A soft massacre is one you might not notice. It happens with little outward sign or sound of violence. It’s that silent descent when no one is looking. When the enemy takes his quarter quickly and without rancor. It’s not personal. It’s not sneaky either. There is no moral corruption in such a murder. It is the natural order of light moving into dark. One must take the other. A relief almost. A death undeniably. A loss certainly. But one that releases itself without resistance.

Soft as the massacre of suns. I love writing it and saying it. This will be my mantra today, all day.

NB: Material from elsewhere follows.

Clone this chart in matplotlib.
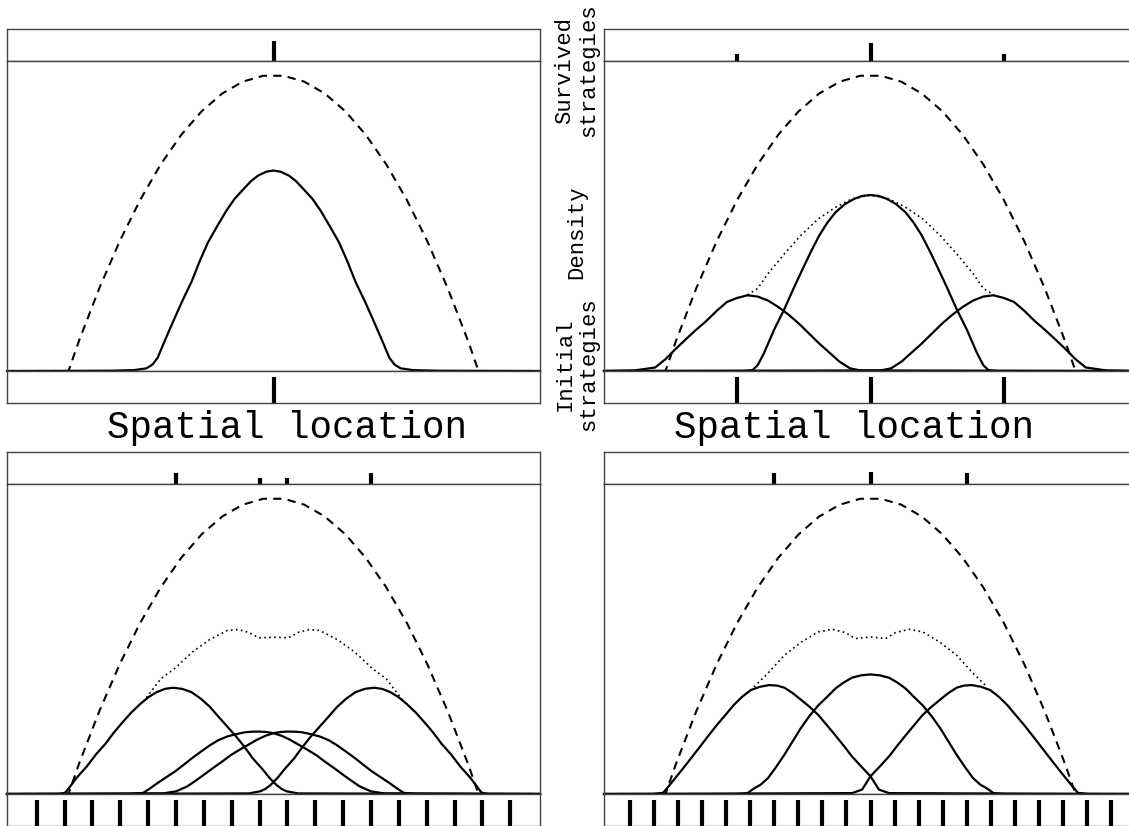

There is no enemy and no ally in such a battle. We know the sun will surge past the evening sky again the next morning. But when the sun comes to the end, when Emily looks at the sky, she sees a contest that the bright, life-giving force loses every time. Softly, softly. What is this muffled defeat? Her tone here is not neutral. Actually I hear excitement, as though she relishes the sight of this falling monarch. Each day, the sun king dies. In the moment of his death, the sky turns gorgeous colors and softens. In dying, the sun finally gives himself over, not only to the night, but he also releases the last portion of himself, which is the softest part. Those remaining whispers of sunlight are the most beautiful and the most tender. Only under duress and under the force of the night coming upon him, will the sun finally drop his armor and reveal what he has been protecting all day. The tender, delicate, most soft center. That explosion of pink, orange, blue, gold and purple bands of light before the end.

It’s a pity the evening has to kill the sun in order to pry loose his loveliest part. But some are stubborn that way.